Tekirdağ 2 No’lu F Tipi Hapishanesi’nde tutsak bulunan yoldaşımız Kadir Karabak’ın tahliyesi de sözünü ettiğimiz bu gözlem kurulları tarafından keyfi gerekçelerle sürekli bir biçimde engelleniyor. Kadir Karabak, tahliye edilmesi gereken süreyi tamamlamış olmasına rağmen 3’er aylık ertelemelerle tahliye edilmiyor, fiili olarak infazı yakılıyor.
Karabak’ın Özgür Gelecek gazetesi yazı işleri müdürüne yazdığı mektupta, hapishane arkadaşı olan Vedat Erkmen’in şüpheli bir şekilde yaşamını yitirmesini haberleştirmesi suç unsuru olarak görülüp tahliyesi ertelendi.
Kadir Karabak serbest bırakılsın
Akabinde, hapishane idaresi Kadir Karabak’ın 6 ve 9 yaşındaki çocuklarının slogan attıklarının tespit edildiğini söyleyip bunu da örgütsel bir faaliyet kapsamına alarak Kadir’in dışarı çıkması durumunda çocuklarının bu tutumunun onu örgütsel faaliyete sevk edeceği gerekçesiyle tahliyesini bir kez daha 3 ay erteledi.
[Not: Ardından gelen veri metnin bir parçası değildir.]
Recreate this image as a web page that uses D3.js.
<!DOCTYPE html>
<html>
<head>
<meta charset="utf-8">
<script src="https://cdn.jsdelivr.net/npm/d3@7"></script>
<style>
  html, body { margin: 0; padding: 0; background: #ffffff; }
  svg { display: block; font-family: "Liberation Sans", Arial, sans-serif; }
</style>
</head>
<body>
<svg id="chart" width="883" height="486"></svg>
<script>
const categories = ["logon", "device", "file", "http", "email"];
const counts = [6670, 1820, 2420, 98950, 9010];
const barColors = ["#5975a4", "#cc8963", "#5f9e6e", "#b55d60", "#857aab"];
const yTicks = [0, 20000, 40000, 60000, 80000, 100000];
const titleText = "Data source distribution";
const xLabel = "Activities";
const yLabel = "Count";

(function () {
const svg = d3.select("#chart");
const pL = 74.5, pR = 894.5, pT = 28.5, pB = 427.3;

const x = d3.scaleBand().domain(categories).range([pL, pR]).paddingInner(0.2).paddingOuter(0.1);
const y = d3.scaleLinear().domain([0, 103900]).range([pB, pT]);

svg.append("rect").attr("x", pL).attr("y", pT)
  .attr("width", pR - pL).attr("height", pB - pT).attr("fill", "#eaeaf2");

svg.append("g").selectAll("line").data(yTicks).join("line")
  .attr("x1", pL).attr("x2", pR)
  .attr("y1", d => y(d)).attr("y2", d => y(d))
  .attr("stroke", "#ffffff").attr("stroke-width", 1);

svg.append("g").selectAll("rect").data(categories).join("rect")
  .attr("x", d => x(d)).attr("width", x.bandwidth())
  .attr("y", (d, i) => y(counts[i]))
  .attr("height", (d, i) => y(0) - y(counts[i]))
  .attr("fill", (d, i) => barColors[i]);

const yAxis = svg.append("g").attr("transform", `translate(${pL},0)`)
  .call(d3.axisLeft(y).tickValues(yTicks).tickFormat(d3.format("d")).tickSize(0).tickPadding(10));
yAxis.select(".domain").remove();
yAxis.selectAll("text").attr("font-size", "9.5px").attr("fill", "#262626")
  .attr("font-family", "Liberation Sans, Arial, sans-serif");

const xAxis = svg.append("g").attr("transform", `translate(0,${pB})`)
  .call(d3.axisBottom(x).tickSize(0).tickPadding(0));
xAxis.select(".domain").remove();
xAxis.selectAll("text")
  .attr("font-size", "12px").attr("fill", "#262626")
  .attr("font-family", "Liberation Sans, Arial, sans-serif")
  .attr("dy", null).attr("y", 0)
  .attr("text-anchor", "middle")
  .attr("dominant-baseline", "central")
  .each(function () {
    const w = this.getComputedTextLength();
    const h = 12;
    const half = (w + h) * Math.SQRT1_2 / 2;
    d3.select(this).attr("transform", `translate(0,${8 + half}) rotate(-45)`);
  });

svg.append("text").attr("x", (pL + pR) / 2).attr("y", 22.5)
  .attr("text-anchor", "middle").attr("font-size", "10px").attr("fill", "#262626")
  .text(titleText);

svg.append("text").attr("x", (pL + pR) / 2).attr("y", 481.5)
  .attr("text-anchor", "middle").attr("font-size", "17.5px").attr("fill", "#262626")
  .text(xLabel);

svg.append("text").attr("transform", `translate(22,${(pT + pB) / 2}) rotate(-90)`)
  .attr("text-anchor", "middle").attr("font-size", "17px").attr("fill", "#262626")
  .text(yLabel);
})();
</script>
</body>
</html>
Hapishane yönetiminin bu değerlendirmesi keyfilikte sınır tanımazlığa eklenen yeni bir örnek olmuştur. AKP-MHP iktidarının hapishanelere yönelik tecridi derinleştiren, hasta tutsakları ölüme terk eden politikalarına karşı mücadele etmeye devam edeceğiz. İnfaz yakmalar hukuksuzdur ve bir an önce son bulmalı, Kadir Karabak serbest bırakılmalıdır!”
“Hapishane yönetimi mahkemelerin rolüne bürünmüş durumda”
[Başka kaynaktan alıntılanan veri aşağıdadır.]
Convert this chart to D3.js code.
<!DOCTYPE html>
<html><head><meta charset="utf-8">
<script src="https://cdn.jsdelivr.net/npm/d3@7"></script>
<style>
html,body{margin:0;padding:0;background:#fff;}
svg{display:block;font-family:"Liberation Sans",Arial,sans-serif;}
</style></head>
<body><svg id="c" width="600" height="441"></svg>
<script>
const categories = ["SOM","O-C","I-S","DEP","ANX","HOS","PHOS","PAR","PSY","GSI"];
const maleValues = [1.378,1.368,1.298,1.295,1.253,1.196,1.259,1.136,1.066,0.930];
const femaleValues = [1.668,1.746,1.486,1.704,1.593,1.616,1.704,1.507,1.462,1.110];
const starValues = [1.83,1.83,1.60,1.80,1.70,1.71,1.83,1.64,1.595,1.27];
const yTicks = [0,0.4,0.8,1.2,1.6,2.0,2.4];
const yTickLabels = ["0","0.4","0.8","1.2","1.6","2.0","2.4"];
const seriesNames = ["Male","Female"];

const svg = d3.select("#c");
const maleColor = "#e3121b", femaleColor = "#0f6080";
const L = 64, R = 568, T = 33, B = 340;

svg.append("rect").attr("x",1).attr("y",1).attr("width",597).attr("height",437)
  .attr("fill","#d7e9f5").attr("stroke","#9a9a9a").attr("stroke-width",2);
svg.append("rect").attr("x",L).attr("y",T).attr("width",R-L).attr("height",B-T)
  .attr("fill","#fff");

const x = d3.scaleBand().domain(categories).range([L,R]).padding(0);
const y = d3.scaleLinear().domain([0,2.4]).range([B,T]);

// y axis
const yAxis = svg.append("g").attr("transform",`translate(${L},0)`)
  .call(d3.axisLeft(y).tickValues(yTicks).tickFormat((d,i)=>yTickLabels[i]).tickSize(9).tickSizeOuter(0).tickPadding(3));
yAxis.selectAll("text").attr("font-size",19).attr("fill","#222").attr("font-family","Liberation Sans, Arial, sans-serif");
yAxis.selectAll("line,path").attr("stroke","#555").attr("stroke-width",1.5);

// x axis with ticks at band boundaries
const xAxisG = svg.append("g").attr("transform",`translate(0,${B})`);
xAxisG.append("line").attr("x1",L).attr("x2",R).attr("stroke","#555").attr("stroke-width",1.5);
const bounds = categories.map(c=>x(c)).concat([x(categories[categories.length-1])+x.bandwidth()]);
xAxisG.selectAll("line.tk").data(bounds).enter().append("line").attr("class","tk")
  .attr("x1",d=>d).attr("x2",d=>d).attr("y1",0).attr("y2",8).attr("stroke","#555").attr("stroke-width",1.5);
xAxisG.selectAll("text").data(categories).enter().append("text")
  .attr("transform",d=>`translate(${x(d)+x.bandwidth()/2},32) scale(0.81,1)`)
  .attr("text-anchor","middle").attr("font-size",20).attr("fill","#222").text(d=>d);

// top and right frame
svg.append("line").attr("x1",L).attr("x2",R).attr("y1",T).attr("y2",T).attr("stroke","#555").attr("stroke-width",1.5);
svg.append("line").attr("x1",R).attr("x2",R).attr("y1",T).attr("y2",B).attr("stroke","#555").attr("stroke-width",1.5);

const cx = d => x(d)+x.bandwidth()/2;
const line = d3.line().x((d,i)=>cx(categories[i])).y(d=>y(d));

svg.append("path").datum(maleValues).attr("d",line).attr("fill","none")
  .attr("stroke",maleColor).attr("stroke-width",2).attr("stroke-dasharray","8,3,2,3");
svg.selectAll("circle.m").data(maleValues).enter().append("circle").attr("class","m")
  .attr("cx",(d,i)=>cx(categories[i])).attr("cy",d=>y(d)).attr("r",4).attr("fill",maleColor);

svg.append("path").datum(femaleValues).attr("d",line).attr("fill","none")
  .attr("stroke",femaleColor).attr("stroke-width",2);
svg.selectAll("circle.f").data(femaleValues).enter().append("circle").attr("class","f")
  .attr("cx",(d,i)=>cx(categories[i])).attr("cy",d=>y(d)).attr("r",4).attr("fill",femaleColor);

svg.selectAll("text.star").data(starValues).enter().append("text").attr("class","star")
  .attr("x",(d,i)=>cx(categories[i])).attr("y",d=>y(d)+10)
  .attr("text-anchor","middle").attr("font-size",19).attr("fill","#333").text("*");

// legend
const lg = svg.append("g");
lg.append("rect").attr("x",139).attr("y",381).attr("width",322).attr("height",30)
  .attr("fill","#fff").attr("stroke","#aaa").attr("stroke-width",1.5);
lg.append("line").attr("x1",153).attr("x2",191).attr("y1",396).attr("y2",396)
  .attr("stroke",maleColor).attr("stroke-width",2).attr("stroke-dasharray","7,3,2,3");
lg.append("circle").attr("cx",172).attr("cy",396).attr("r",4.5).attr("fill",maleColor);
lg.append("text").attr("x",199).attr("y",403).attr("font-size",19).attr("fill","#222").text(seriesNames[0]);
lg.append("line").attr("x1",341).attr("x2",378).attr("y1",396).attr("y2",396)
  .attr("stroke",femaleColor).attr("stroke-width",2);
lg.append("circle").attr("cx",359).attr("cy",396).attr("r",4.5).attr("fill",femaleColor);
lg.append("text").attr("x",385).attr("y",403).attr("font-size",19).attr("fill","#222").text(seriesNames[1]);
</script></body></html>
HDP Milletvekili Musa Piroğlu, iktidar eliyle yaratılan hukuksuzluğun doruk noktaya çıktığını ve iktidarın cezasızlık politikalarına sırtını yaslayan devlet yetkililerinin kendi konumlarını baskı aygıtı olarak kullandığını söyledi. Bu durumun en belirgin olduğu yerin hapishaneler olduğuna işaret eden Piroğlu, tutsakların kaderinin yönetimin iki dudağına sıkıştırıldığını vurguladı.
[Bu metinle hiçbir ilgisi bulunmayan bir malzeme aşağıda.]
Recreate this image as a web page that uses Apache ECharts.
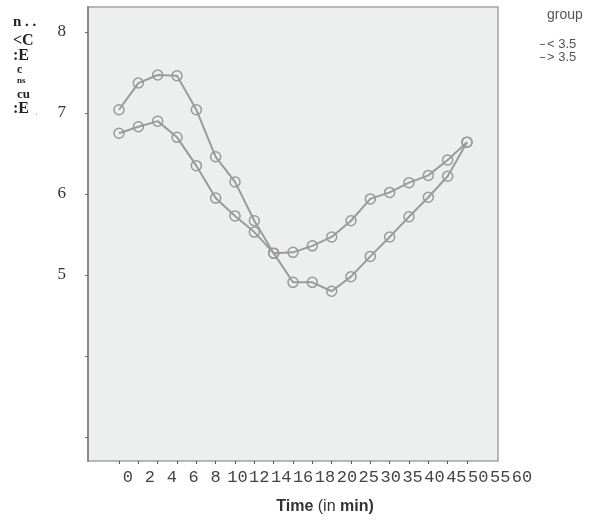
<!DOCTYPE html>
<html>
<head>
<meta charset="utf-8">
<script src="https://cdn.jsdelivr.net/npm/echarts@6/dist/echarts.min.js"></script>
<style>
  html, body { margin: 0; padding: 0; background: #fff; }
  #chart { width: 596px; height: 520px; }
</style>
</head>
<body>
<div id="chart"></div>
<script>
// time points (category labels along the bottom)
const minutes = ['0', '2', '4', '6', '8', '10', '12', '14', '16', '18', '20', '25', '30', '35', '40', '45', '50', '55', '60'];
const groupNames = ['< 3.5', '> 3.5'];
// mean values per time point
const lowGroup = [7.04, 7.37, 7.47, 7.46, 7.04, 6.46, 6.15, 5.67, 5.27, 4.91, 4.91, 4.80, 4.98, 5.23, 5.47, 5.72, 5.96, 6.22, 6.64];
const highGroup = [6.75, 6.83, 6.90, 6.70, 6.35, 5.95, 5.73, 5.53, 5.27, 5.28, 5.36, 5.47, 5.67, 5.94, 6.02, 6.14, 6.23, 6.42, 6.64];
const yTicks = [3, 4, 5, 6, 7, 8];
const yLabels = [5, 6, 7, 8];

const lineGray = '#9b9b9b';

function toPoints(values) {
  return values.map((v, i) => [i, v]);
}

// the stacked, half-legible y axis title
const yTitleBits = [
  { text: 'n . .', x: 13, y: 22, size: 15 },
  { text: '<C', x: 13, y: 41, size: 16 },
  { text: ':E', x: 13, y: 56, size: 16 },
  { text: 'c', x: 17, y: 70, size: 12 },
  { text: 'ns', x: 17, y: 81, size: 9 },
  { text: 'cu', x: 17, y: 95, size: 13 },
  { text: ':E', x: 13, y: 109, size: 16 }
];

const chart = echarts.init(document.getElementById('chart'));

const option = {
  animation: false,
  backgroundColor: '#fff',
  title: {
    text: 'group',
    left: 542,
    top: 3,
    textStyle: { fontFamily: 'Liberation Sans', fontSize: 14, fontWeight: 'normal', color: '#555' }
  },
  legend: {
    orient: 'vertical',
    left: 535,
    top: 33,
    itemGap: 0,
    icon: 'rect',
    itemWidth: 5,
    itemHeight: 1,
    itemStyle: { color: '#666', borderWidth: 0 },
    textStyle: { fontFamily: 'Liberation Sans Narrow, Liberation Sans', fontSize: 13, color: '#555', lineHeight: 12, padding: [0, 0, 0, -3] },
    data: groupNames
  },
  graphic: yTitleBits.map((b) => ({
    type: 'text',
    left: b.x,
    top: b.y - b.size / 2,
    style: { text: b.text, font: 'bold ' + b.size + 'px "Liberation Serif"', fill: '#222' }
  })).concat([{
    type: 'text', left: 35, top: 106,
    style: { text: '.', font: '12px "Liberation Serif"', fill: '#aaa' }
  }]),
  grid: [
    {
      left: 88, top: 7, width: 410, height: 454,
      show: true,
      backgroundColor: '#edefef',
      borderColor: '#a3a3a3',
      borderWidth: 1.5
    },
    // label strip under the frame
    { left: 117, top: 461, width: 416, height: 1 }
  ],
  xAxis: [
    {
      gridIndex: 0,
      type: 'value',
      min: -1.604,
      max: 19.604,
      axisLine: { show: false },
      axisTick: { show: true, customValues: minutes.map((m, i) => i), length: 3, lineStyle: { color: '#555' } },
      axisLabel: { show: false },
      splitLine: { show: false }
    },
    {
      gridIndex: 1,
      type: 'category',
      data: minutes,
      position: 'bottom',
      axisLine: { show: false },
      axisTick: { show: false },
      axisLabel: { interval: 0, margin: 7, fontFamily: 'Liberation Mono', fontSize: 17, color: '#444' },
      name: '{b|Time} (in {b|min)}',
      nameLocation: 'middle',
      nameGap: 37,
      nameTextStyle: {
        fontFamily: 'Liberation Sans', fontSize: 16, color: '#333',
        rich: { b: { fontFamily: 'Liberation Sans', fontSize: 16, fontWeight: 'bold', color: '#333' } }
      }
    }
  ],
  yAxis: [
    {
      gridIndex: 0,
      type: 'value',
      min: 2.704,
      max: 8.309,
      axisLine: { show: true, onZero: false, lineStyle: { color: '#8a8a8a', width: 2 } },
      axisTick: { show: true, customValues: yTicks, length: 3, lineStyle: { color: '#666' } },
      axisLabel: { customValues: yLabels, margin: 22, fontFamily: 'Liberation Serif', fontSize: 17, color: '#333' },
      splitLine: { show: false }
    },
    { gridIndex: 1, type: 'value', show: false }
  ],
  series: [
    {
      name: groupNames[0],
      type: 'line',
      xAxisIndex: 0,
      yAxisIndex: 0,
      data: toPoints(lowGroup),
      symbol: 'circle',
      symbolSize: 10,
      lineStyle: { color: lineGray, width: 2 },
      itemStyle: { color: 'rgba(0,0,0,0)', borderColor: '#999', borderWidth: 1.5 }
    },
    {
      name: groupNames[1],
      type: 'line',
      xAxisIndex: 0,
      yAxisIndex: 0,
      data: toPoints(highGroup),
      symbol: 'circle',
      symbolSize: 10,
      lineStyle: { color: lineGray, width: 2 },
      itemStyle: { color: 'rgba(0,0,0,0)', borderColor: '#999', borderWidth: 1.5 }
    }
  ]
};

chart.setOption(option);
window.addEventListener('resize', () => {
  chart.resize();
});
</script>
</body>
</html>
Artan infaz yakma ve ceza erteleme uygulamalarını işaret eden Piroğlu, “Hapishane yönetimi mahkemelerin rolüne bürünmüş durumda” dedi. Devrimci tutsakların iradesinin pişmanlık ve itirafçılık dayatmasıyla teslim alındığına işaret eden Piroğlu, hapishaneler sorununa toplumsal olarak ses çıkarmak gerektiğinin altını çizdi.